だから、簡単に「神道の本来の姿」というようなものを提示しない。話はそこから始まるのではないからだ。もし「神道の本来の姿」というようなものがこの後(島薗先生自身の研究を含めた)歴史学や考古学の成果として検出されたとしたら、その時、そこで「話は終わる」のかも知れない。だが、神道について「話が終わる」ということはたぶん起こらないと私は思う。というのは、古代の「原神道的な祭祀と信仰」から、現代の神社本庁や日本会議のような過政治化した神道や、私がいま修しているようなもっと生々しく「アニミズム的なもの」への好尚まですべてを含む「神道」はつねにオープンエンドの、生成過程のうちにあるからである。
だから、島薗先生が神道について「教養」という立場を採られたのだと思う。
「教養」として教えるということは、一つの学説を宣布することとは違う。単一の学説を述べるのであれば、自説に適合する事例だけを列挙し、自説に合致しない事例は重要性がないと退ける。けれども、それは「教養」という教科の趣旨になじまない。「教養」はむしろ神道の歴史的変異種を、その極端に逸脱したものを含めて、できるだけ多く網羅しようとする。
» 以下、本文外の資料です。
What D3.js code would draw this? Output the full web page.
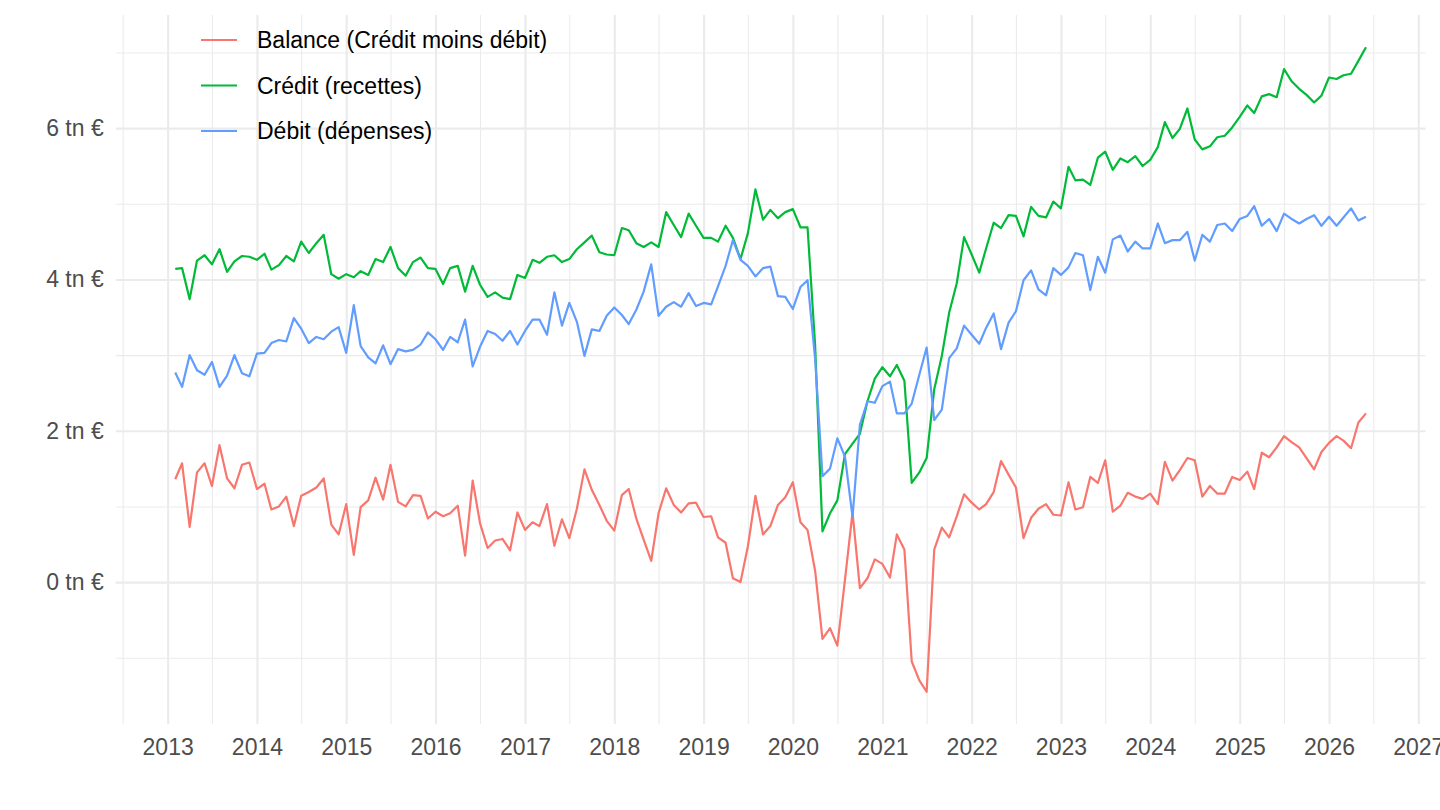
<!DOCTYPE html>
<html>
<head>
<meta charset="utf-8">
<script src="https://cdn.jsdelivr.net/npm/d3@7"></script>
<style>
  body { margin: 0; background: #fff; }
  svg { display: block; font-family: "Liberation Sans", Arial, Helvetica, sans-serif; }
</style>
</head>
<body>
<div id="chart"></div>
<script>
// Monthly series, first value = February 2013, last = June 2026 (tn €)
var firstMonth = [2013, 1];

var seriesNames = ["Balance (Crédit moins débit)", "Crédit (recettes)", "Débit (dépenses)"];

var credit = [
    4.14, 4.15, 3.74, 4.25, 4.32, 4.20, 4.40, 4.10, 4.24, 4.31, 4.30, 4.26,
    4.34, 4.13, 4.19, 4.31, 4.24, 4.50, 4.35, 4.48, 4.59, 4.07, 4.01, 4.07,
    4.03, 4.11, 4.06, 4.27, 4.23, 4.43, 4.15, 4.05, 4.23, 4.29, 4.15, 4.14,
    3.94, 4.15, 4.18, 3.84, 4.18, 3.93, 3.77, 3.83, 3.76, 3.74, 4.06, 4.02,
    4.26, 4.22, 4.30, 4.32, 4.23, 4.27, 4.40, 4.49, 4.58, 4.36, 4.33, 4.32,
    4.68, 4.65, 4.48, 4.43, 4.49, 4.43, 4.89, 4.72, 4.56, 4.87, 4.71, 4.55,
    4.55, 4.50, 4.71, 4.55, 4.27, 4.61, 5.19, 4.79, 4.92, 4.81, 4.89, 4.93,
    4.69, 4.69, 3.13, 0.67, 0.91, 1.08, 1.69, 1.83, 1.96, 2.39, 2.69, 2.84,
    2.72, 2.87, 2.66, 1.31, 1.45, 1.64, 2.55, 2.99, 3.56, 3.95, 4.56, 4.33,
    4.09, 4.41, 4.75, 4.68, 4.85, 4.84, 4.57, 4.96, 4.84, 4.82, 5.03, 4.94,
    5.49, 5.31, 5.32, 5.25, 5.61, 5.69, 5.45, 5.60, 5.55, 5.63, 5.50, 5.58,
    5.75, 6.08, 5.87, 5.99, 6.26, 5.85, 5.72, 5.76, 5.88, 5.90, 6.01, 6.15,
    6.30, 6.20, 6.42, 6.45, 6.41, 6.78, 6.62, 6.52, 6.44, 6.34, 6.43, 6.67,
    6.65, 6.70, 6.72, 6.89, 7.07
];

var debit = [
    2.77, 2.58, 3.00, 2.80, 2.74, 2.91, 2.58, 2.73, 3.00, 2.76, 2.72, 3.02,
    3.03, 3.16, 3.20, 3.18, 3.49, 3.35, 3.16, 3.24, 3.21, 3.31, 3.37, 3.03,
    3.66, 3.12, 2.97, 2.89, 3.13, 2.88, 3.08, 3.05, 3.07, 3.14, 3.30, 3.21,
    3.07, 3.24, 3.17, 3.47, 2.85, 3.11, 3.32, 3.28, 3.19, 3.32, 3.14, 3.32,
    3.47, 3.47, 3.27, 3.83, 3.39, 3.69, 3.44, 2.99, 3.34, 3.32, 3.52, 3.63,
    3.53, 3.41, 3.60, 3.84, 4.20, 3.52, 3.64, 3.70, 3.64, 3.82, 3.65, 3.69,
    3.67, 3.91, 4.18, 4.52, 4.26, 4.18, 4.04, 4.15, 4.17, 3.78, 3.77, 3.61,
    3.90, 3.99, 2.95, 1.40, 1.50, 1.90, 1.66, 0.86, 2.08, 2.39, 2.37, 2.59,
    2.65, 2.23, 2.23, 2.36, 2.74, 3.10, 2.14, 2.28, 2.96, 3.09, 3.39, 3.27,
    3.15, 3.36, 3.55, 3.08, 3.43, 3.58, 3.99, 4.12, 3.87, 3.79, 4.15, 4.06,
    4.16, 4.35, 4.32, 3.86, 4.30, 4.09, 4.53, 4.58, 4.37, 4.50, 4.41, 4.41,
    4.74, 4.48, 4.52, 4.52, 4.63, 4.25, 4.59, 4.50, 4.72, 4.74, 4.64, 4.80,
    4.84, 4.97, 4.71, 4.80, 4.64, 4.87, 4.80, 4.74, 4.80, 4.85, 4.71, 4.83,
    4.71, 4.82, 4.94, 4.78, 4.83
];

var balance = [
    1.36, 1.57, 0.73, 1.45, 1.57, 1.27, 1.81, 1.37, 1.24, 1.55, 1.58, 1.23,
    1.30, 0.96, 1.00, 1.13, 0.74, 1.14, 1.19, 1.25, 1.37, 0.76, 0.63, 1.03,
    0.36, 0.99, 1.08, 1.38, 1.09, 1.55, 1.06, 1.00, 1.15, 1.14, 0.84, 0.93,
    0.87, 0.91, 1.01, 0.35, 1.34, 0.78, 0.45, 0.55, 0.57, 0.42, 0.92, 0.69,
    0.79, 0.74, 1.03, 0.48, 0.83, 0.58, 0.97, 1.49, 1.22, 1.02, 0.81, 0.68,
    1.15, 1.23, 0.84, 0.56, 0.28, 0.91, 1.24, 1.02, 0.92, 1.04, 1.05, 0.86,
    0.87, 0.59, 0.52, 0.05, 0.00, 0.47, 1.14, 0.63, 0.74, 1.02, 1.12, 1.32,
    0.79, 0.69, 0.15, -0.75, -0.61, -0.84, 0.03, 0.92, -0.08, 0.05, 0.30, 0.24,
    0.06, 0.63, 0.43, -1.05, -1.30, -1.45, 0.43, 0.72, 0.59, 0.87, 1.16, 1.05,
    0.96, 1.03, 1.19, 1.60, 1.42, 1.25, 0.58, 0.85, 0.97, 1.03, 0.89, 0.88,
    1.32, 0.96, 0.99, 1.39, 1.31, 1.61, 0.93, 1.01, 1.18, 1.13, 1.10, 1.17,
    1.03, 1.59, 1.34, 1.48, 1.64, 1.61, 1.13, 1.27, 1.17, 1.17, 1.39, 1.35,
    1.46, 1.23, 1.71, 1.65, 1.78, 1.93, 1.85, 1.78, 1.64, 1.49, 1.72, 1.84,
    1.93, 1.87, 1.77, 2.11, 2.23
];

var yMajorTicks = [0, 2, 4, 6];
var yMinorTicks = [-1, 1, 3, 5, 7];
var xYearTicks = [2013, 2014, 2015, 2016, 2017, 2018, 2019, 2020, 2021, 2022, 2023, 2024, 2025, 2026, 2027];

function init() {
    var w = 1440;
    var h = 810;
    var left = 115.7, right = 1425.5, top = 15, bottom = 724;

    var colors = ["#F8766D", "#00BA38", "#619CFF"];

    var months = balance.map(function (d, i) {
        return new Date(firstMonth[0], firstMonth[1] + i, 1);
    });

    var dataset = [balance, credit, debit].map(function (values, k) {
        return {
            name: seriesNames[k],
            color: colors[k],
            values: values.map(function (v, i) { return { date: months[i], value: v }; })
        };
    });

    // ggplot-like 5% expansion of both scales
    var t0 = months[0].getTime(), t1 = months[months.length - 1].getTime();
    var tPad = (t1 - t0) * 0.05;
    var all = balance.concat(credit, debit);
    var yMin = d3.min(all), yMax = d3.max(all);
    var yPad = (yMax - yMin) * 0.05;

    var xScale = d3.scaleTime()
        .domain([new Date(t0 - tPad), new Date(t1 + tPad)])
        .range([left, right]);

    var yScale = d3.scaleLinear()
        .domain([yMin - yPad, yMax + yPad])
        .range([bottom, top]);

    var svg = d3.select("#chart")
        .append("svg")
        .attr("width", w)
        .attr("height", h);

    var yearDates = xYearTicks.map(function (y) { return new Date(y, 0, 1); });
    var halfDates = d3.range(2012, 2027).map(function (y) { return new Date(y, 6, 1); })
        .filter(function (d) { return d >= xScale.domain()[0] && d <= xScale.domain()[1]; });

    // grid lines
    function grid(g, width) {
        g.select(".domain").remove();
        g.selectAll("line").attr("stroke", "#EBEBEB").attr("stroke-width", width);
    }

    svg.append("g")
        .attr("transform", "translate(0," + bottom + ")")
        .call(d3.axisBottom(xScale).tickValues(halfDates).tickSize(-(bottom - top)).tickFormat(""))
        .call(grid, 1.1);

    svg.append("g")
        .attr("transform", "translate(" + left + ",0)")
        .call(d3.axisLeft(yScale).tickValues(yMinorTicks).tickSize(-(right - left)).tickFormat(""))
        .call(grid, 1.1);

    svg.append("g")
        .attr("transform", "translate(0," + bottom + ")")
        .call(d3.axisBottom(xScale).tickValues(yearDates).tickSize(-(bottom - top)).tickFormat(""))
        .call(grid, 2.1);

    svg.append("g")
        .attr("transform", "translate(" + left + ",0)")
        .call(d3.axisLeft(yScale).tickValues(yMajorTicks).tickSize(-(right - left)).tickFormat(""))
        .call(grid, 2.1);

    // axis labels
    var xAxis = svg.append("g")
        .attr("transform", "translate(0," + bottom + ")")
        .call(d3.axisBottom(xScale).tickValues(yearDates).tickSize(0).tickPadding(14.5)
            .tickFormat(d3.timeFormat("%Y")));
    xAxis.select(".domain").remove();
    xAxis.selectAll("text").attr("fill", "#4D4D4D").style("font-size", "23px");

    var yAxis = svg.append("g")
        .attr("transform", "translate(" + left + ",0)")
        .call(d3.axisLeft(yScale).tickValues(yMajorTicks).tickSize(0).tickPadding(12)
            .tickFormat(function (d) { return d + " tn €"; }));
    yAxis.select(".domain").remove();
    yAxis.selectAll("text").attr("fill", "#4D4D4D").style("font-size", "23px");

    // lines
    var line = d3.line()
        .x(function (d) { return xScale(d.date); })
        .y(function (d) { return yScale(d.value); });

    svg.selectAll(".series")
        .data(dataset)
        .enter()
        .append("path")
        .attr("class", "series")
        .attr("fill", "none")
        .attr("stroke", function (d) { return d.color; })
        .attr("stroke-width", 2.2)
        .attr("stroke-linejoin", "round")
        .attr("d", function (d) { return line(d.values); });

    // legend
    var legend = svg.append("g")
        .selectAll("g")
        .data(dataset)
        .enter()
        .append("g")
        .attr("transform", function (d, i) { return "translate(201," + (40 + i * 45.5) + ")"; });

    legend.append("line")
        .attr("x1", 0)
        .attr("x2", 36)
        .attr("stroke", function (d) { return d.color; })
        .attr("stroke-width", 2.2);

    legend.append("text")
        .attr("x", 56)
        .attr("dy", "0.35em")
        .attr("fill", "#000")
        .style("font-size", "23px")
        .text(function (d) { return d.name; });
}

window.onload = init;
</script>
</body>
</html>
たしかにそういう網羅的な記述は「神道とはこういうものだ」という単一解を早く手に入れたいという読者には向いていない。その人たちは「早く神道問題を片付けて、次の問題に進みたい」のだろうが、残念ながらそうはゆかない。
島薗先生は堀一郎の次のような言葉を冒頭近くに引用している。これはたぶんそのまま島薗先生の神道理解だとみなしてよい。
「『神道』の名のもとに包括しうるような日本的潜在意識は、わたしの見るところでは、主として日本社会の構造と価値体系と、これらと表裏をなす神観念と儀礼を含む宗教構造から導かれたようである。」(19頁)
そうであるとしたら、その「日本的潜在意識」は21世紀の日本人をも深層において共軛しているはずだからである。
本書は神道についての深く広い知識を得るための書物であるけれども、それと同時にというよりそれ以上に、私たち自身を知るための本なのである。